Is it Spring?RSS feed

Posted: Monday 3 March, 2014

by Rosemary Champion at 8:54am in General livestock 1 comment Comments closed

If it's not Spring, it certainly feels like it's on its way.

We're feeding the pregnant ewes now (and the very greedy ewe hoggs that are runnng with the singles); the Heptavac should arrive tomorrow for rapid adminiistration - a glitch (Dan thought I'd ordered it and vice versa) means we'll be a few days later than usual, and the tup and cull ewe go away on Wednesday.

We're to be at Dunblane by 8am, so we're going to load them on Tuesday night and leave them with hay and water so that we can make a quick, stress free getaway in the morning. The two have been in the byre together for more than a week, so they're quite happy to bunk up together and the trailer's well big enough for two. I've filled out the movement licence and got the tags ready, so I think we're OK. I'm not really looking forward to it - Nellie was one of my favourite ewes.

We applied pour-on to the four cows yesterday fo fluke, worms and external parasites. They really only needed fluked but the pour on is so much easier to administer than a drench so it's a compromise.

Our Saturday was slightly disrupted by a call to say Storm, our bull, was out of his field. He hadn't gone far - in fact he was grazing beside the fenceline because the two bullocks were still where they should have been. Their paddock was pretty bare, so we moved all three to a fresh paddock, which should keep them happy.
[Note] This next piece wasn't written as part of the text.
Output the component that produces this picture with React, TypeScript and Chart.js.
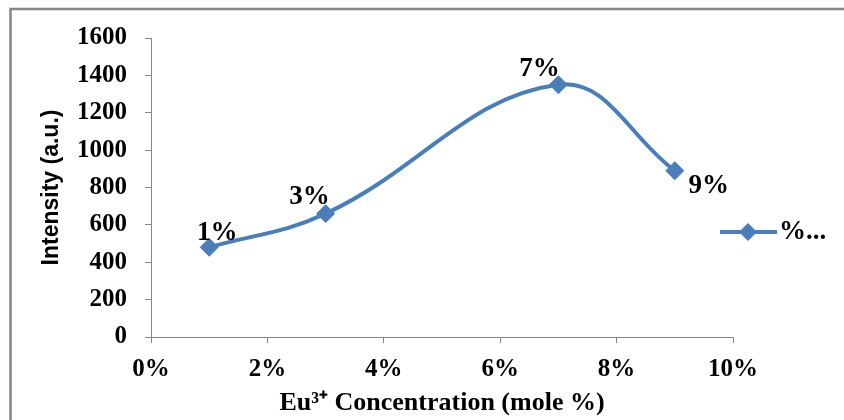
import React, { useEffect, useRef } from "react";
import { Chart, registerables } from "chart.js";

Chart.register(...registerables);

// ---- data ----
const concentrations = [1, 3, 7, 9]; // Eu3+ mole %
const intensities = [480, 660, 1350, 890]; // a.u.
const xTickValues = [0, 2, 4, 6, 8, 10];
const yTickValues = [0, 200, 400, 600, 800, 1000, 1200, 1400, 1600];
const seriesName = "%...";
const xTitle = "Eu³⁺ Concentration (mole %)";
const yTitle = "Intensity (a.u.)";

// ---- style ----
const BLUE = "#4a7ebb";
const AXIS_GRAY = "#868686";
const SERIF = "'Liberation Serif', 'Times New Roman', serif";
const SANS = "'Liberation Sans', Arial, sans-serif";
// label offsets (dx, dy) in pixels relative to each point
const LABEL_OFFSETS: [number, number][] = [
  [8, -14],
  [-16, -17],
  [-19, -16],
  [34, 15],
];

const decorPlugin = {
  id: "decor",
  beforeDraw(chart: any) {
    const ctx = chart.ctx;
    ctx.save();
    ctx.strokeStyle = "#858585";
    ctx.lineWidth = 2.5;
    ctx.strokeRect(10.5, 9, 1000, 1000);
    ctx.restore();
  },
  afterDatasetsDraw(chart: any) {
    const ctx = chart.ctx;
    const meta = chart.getDatasetMeta(0);
    ctx.save();
    ctx.font = `bold 27px ${SERIF}`;
    ctx.fillStyle = "#000";
    ctx.textAlign = "center";
    ctx.textBaseline = "middle";
    meta.data.forEach((pt: any, i: number) => {
      const [dx, dy] = LABEL_OFFSETS[i] || [0, -16];
      ctx.fillText(`${concentrations[i]}%`, pt.x + dx, pt.y + dy);
    });
    // legend
    const ly = 232;
    ctx.strokeStyle = BLUE;
    ctx.lineWidth = 4;
    ctx.beginPath();
    ctx.moveTo(720, ly);
    ctx.lineTo(777, ly);
    ctx.stroke();
    ctx.fillStyle = BLUE;
    ctx.beginPath();
    const cx = 748, r = 9;
    ctx.moveTo(cx - r, ly);
    ctx.lineTo(cx, ly - r);
    ctx.lineTo(cx + r, ly);
    ctx.lineTo(cx, ly + r);
    ctx.closePath();
    ctx.fill();
    ctx.fillStyle = "#000";
    ctx.textAlign = "left";
    ctx.font = `bold 27px ${SERIF}`;
    ctx.fillText(seriesName, 779, ly);
    ctx.restore();
  },
};

export default function App() {
  const ref = useRef<HTMLCanvasElement | null>(null);
  useEffect(() => {
    if (!ref.current) return;
    const chart = new Chart(ref.current, {
      type: "line",
      data: {
        datasets: [
          {
            label: seriesName,
            data: concentrations.map((c, i) => ({ x: c, y: intensities[i] })),
            borderColor: BLUE,
            backgroundColor: BLUE,
            borderWidth: 4,
            tension: 0.4,
            pointStyle: "rectRot",
            pointRadius: 9,
            pointBorderWidth: 1,
            pointBackgroundColor: BLUE,
            pointBorderColor: BLUE,
            fill: false,
          },
        ],
      },
      options: {
        responsive: false,
        animation: false,
        layout: { padding: { left: 0, top: 38, right: 111, bottom: 0 } },
        plugins: {
          legend: { display: false },
          tooltip: { enabled: false },
        },
        scales: {
          x: {
            type: "linear",
            min: 0,
            max: 10,
            afterBuildTicks: (axis: any) => {
              axis.ticks = xTickValues.map((v) => ({ value: v }));
            },
            afterFit: (axis: any) => {
              axis.height = 83;
            },
            ticks: {
              color: "#000",
              font: { family: SERIF, size: 25, weight: "bold" },
              padding: 12,
              maxRotation: 0,
              callback: (v: any) => `${v}%`,
            },
            grid: {
              drawOnChartArea: false,
              drawTicks: true,
              tickLength: 6,
              color: AXIS_GRAY,
            },
            border: { color: AXIS_GRAY, width: 1 },
            title: {
              display: true,
              text: xTitle,
              color: "#000",
              font: { family: SERIF, size: 26, weight: "bold" },
              padding: { top: 0, bottom: 1 },
            },
          },
          y: {
            type: "linear",
            min: 0,
            max: 1600,
            afterBuildTicks: (axis: any) => {
              axis.ticks = yTickValues.map((v) => ({ value: v }));
            },
            afterFit: (axis: any) => {
              axis.width = 151;
            },
            ticks: {
              color: "#000",
              font: { family: SERIF, size: 25, weight: "bold" },
              padding: 18,
              callback: (v: any) => String(v),
            },
            grid: {
              drawOnChartArea: false,
              drawTicks: true,
              tickLength: 6,
              color: AXIS_GRAY,
            },
            border: { color: AXIS_GRAY, width: 1 },
            title: {
              display: true,
              text: yTitle,
              color: "#000",
              font: { family: SANS, size: 23, weight: "bold" },
              padding: { top: 38, bottom: 0 },
            },
          },
        },
      },
      plugins: [decorPlugin],
    } as any);
    return () => chart.destroy();
  }, []);
  return (
    <div style={{ position: "absolute", left: 0, top: 0, width: 844, height: 420, background: "#fff" }}>
      <canvas ref={ref} width={844} height={420} />
    </div>
  );
}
The four cows will be going up to Astwood in two weeks for a couple of months. I had a walk round and there's a good bit of grass and it's remarkably dry underfoot. The cows will be up there until we bring them home to calve in May and all seven cattle will run together. The downside of this is that it's probable that Bonny will come into season and Storm will serve her - and this is a few months too early. Keeping them separate up there isn't an option - Storm's a jumper and George is a runner-through :-(

So after discussion with our vet, we've decided to have Bonny jagged 10 days after she comes back here; this will bring her into season and terminate any pregnancy. The jag is more than 98% effective if administered between 10 and 100 days of pregnancy and doesn't affect future breeding. We might have her PD'd later just to make sure it worked. We've done this three times before successfully, but a fellow breeder had a jag fail, the resultant calf died and they almost lost the heifer so I'm a bit more anxious that I have been previously.

Anyway, better go and feed the starving hordes :-)




Friday 28 March, 2014 at 1:19pm

I feel your pain. We just have a few chickens & I have had to cull some of the males we bred. My husband refuses to do it & I wont have another do it as I would rather know they were dispatched quickly & without stress. I had to do some chicks the other day. They are cream legbars. I thought it may be easier , but in some ways it was worse. It is all part of responsible breeding . I know of some animal keepers who keep all animals that come their way. That often results in cruelty of overstocking & being unable to keep them healthy & happy.That is far worse in my books.

I have just found your blog & am enjoying reading it. Thanks for taking the time. Its no mean feat with animals to raise.